记忆中的院门看上去漆皮龟裂、木质斑驳,似乎远比小院苍老得多,门内用来插门的木门闩早已不知去向,一直替用的据说还是父亲当年请小召前崔铁炉的师傅打制的一副铁门闩,倒是铮亮结实的很。原钉在门上的金属半圆形门鼻儿也只剩下一只孤零零的耷拉着,门底横着的木门坎经常年的踢踏磨损,中间部分逐渐呈圆弧形凹下去的同时,反倒变得更圆润了些,门外两侧各有一块青黑色门墩石,不方不圆得没什么造型,小时候常能看见邻居王大爷坐在上面晒着阳坡、叼着一锅旱烟、捋着花白胡须、眯起眼儿似有若无的看着街道上行人的过往。

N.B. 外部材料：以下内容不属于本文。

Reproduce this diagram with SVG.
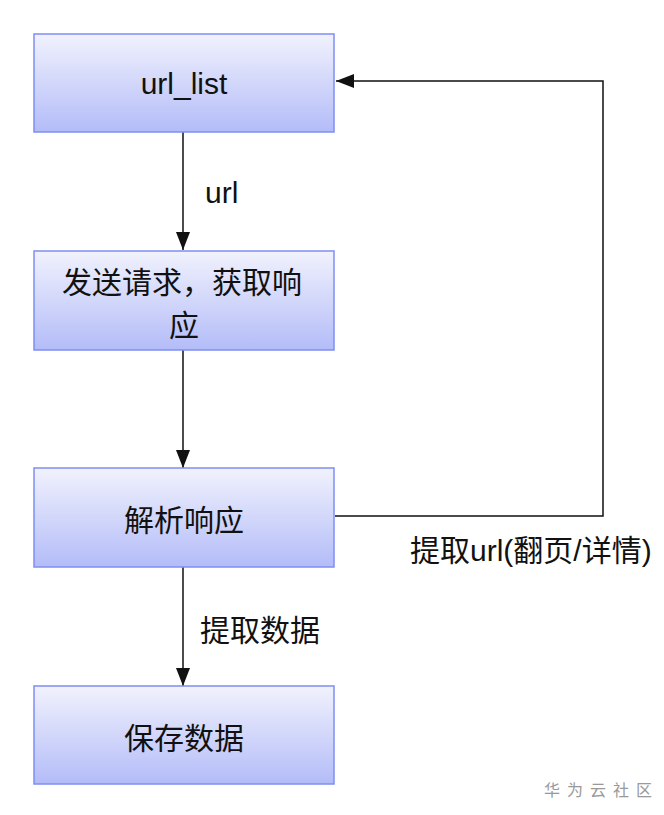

记得院门上一年四季贴着“左秦琼右敬德”的门神画,那是每逢过年,各家各户在贴春联、窗花的同时,自发的给院门做的装点。因为一年才更换一次,所以印象中的门神贴画大多是褪色泛白的,但一眼望去,皆是头戴兜鍪、身披铠甲、斗篷披肩、护心镜双挂的左秦琼右敬德,一个是双手扶持一柄四楞宝锏,立于卧牛之上,头顶栖落凤凰含珠;一个是手持一把钢鞭,鞭指脚下莲花,肩上盘卧青龙翘首,二者都是膀大腰圆、怒目圆睁,威严气势咄咄逼人。如今贴门神的习俗虽已渐渐远去,但回想起儿时的门神形象仍威武有加之余倍感亲切,也许那份蕴涵在百姓心中根深蒂固的民俗理念无论怎么时过境迁,都会一脉相承着千古弥新的佑护和祈福吧。

前几年老城区改造拆迁,我又去了一趟小院。满是残垣断壁、荒草丛生的小院早已人去屋空,几扇半敞着的破损房门相依相携着缺失了玻璃和窗纸的木格窗棂在阵阵朔风中诉说着什么。而小院的院门在冬日阳光下显得更为孤单影只,铁门闩和门墩石不见了踪影,木门上面用小方木做成的檐,也在饱尝风吹雨打的侵蚀中行将塌陷凋落。还记得这小小的门檐下,曾是大人呼唤贪玩的孩童回家吃饭、老奶奶倚靠门柱期盼返乡亲人的匆匆身影、过往路人得以避风遮雨的一方温馨天地,而今都随着远去的吱呀声凝固成了往事的怀念、流逝的岁月,定格成了一幅看罢红尘、淡然人间,留存往昔最美风景的雕像。

小院的门虽算不上百年老门,没有生在庄重肃穆的庙宇、雄宏大气的皇城、别致幽雅的园林,也没有如今都市之门五彩漆色、合金铁艺般的时尚气派,但它是一扇纯天然的散发着古朴沉香的门。远远望去,那红底白字的门牌号依然方方正正地订立在院门的门楣上方,“德胜街23”几个工整隽秀、沉稳古朴的小楷仿佛门的眼睛一样守候着曾经的一方水土一方人,注视着城区的日新月异和家乡的沧桑巨变。曾经住在这样的门里的人们,带着温暖与满足走进来,怀着希望和憧憬走出去,每跨过一次木门,就是开启一段征程,体验一回生活;每经历一次木门,都会把那吱吱呀呀的声音录制成连接过去、启迪未来的恢弘乐章,把那门里门外的点滴岁月铭刻成心灵的传承和不老的时光。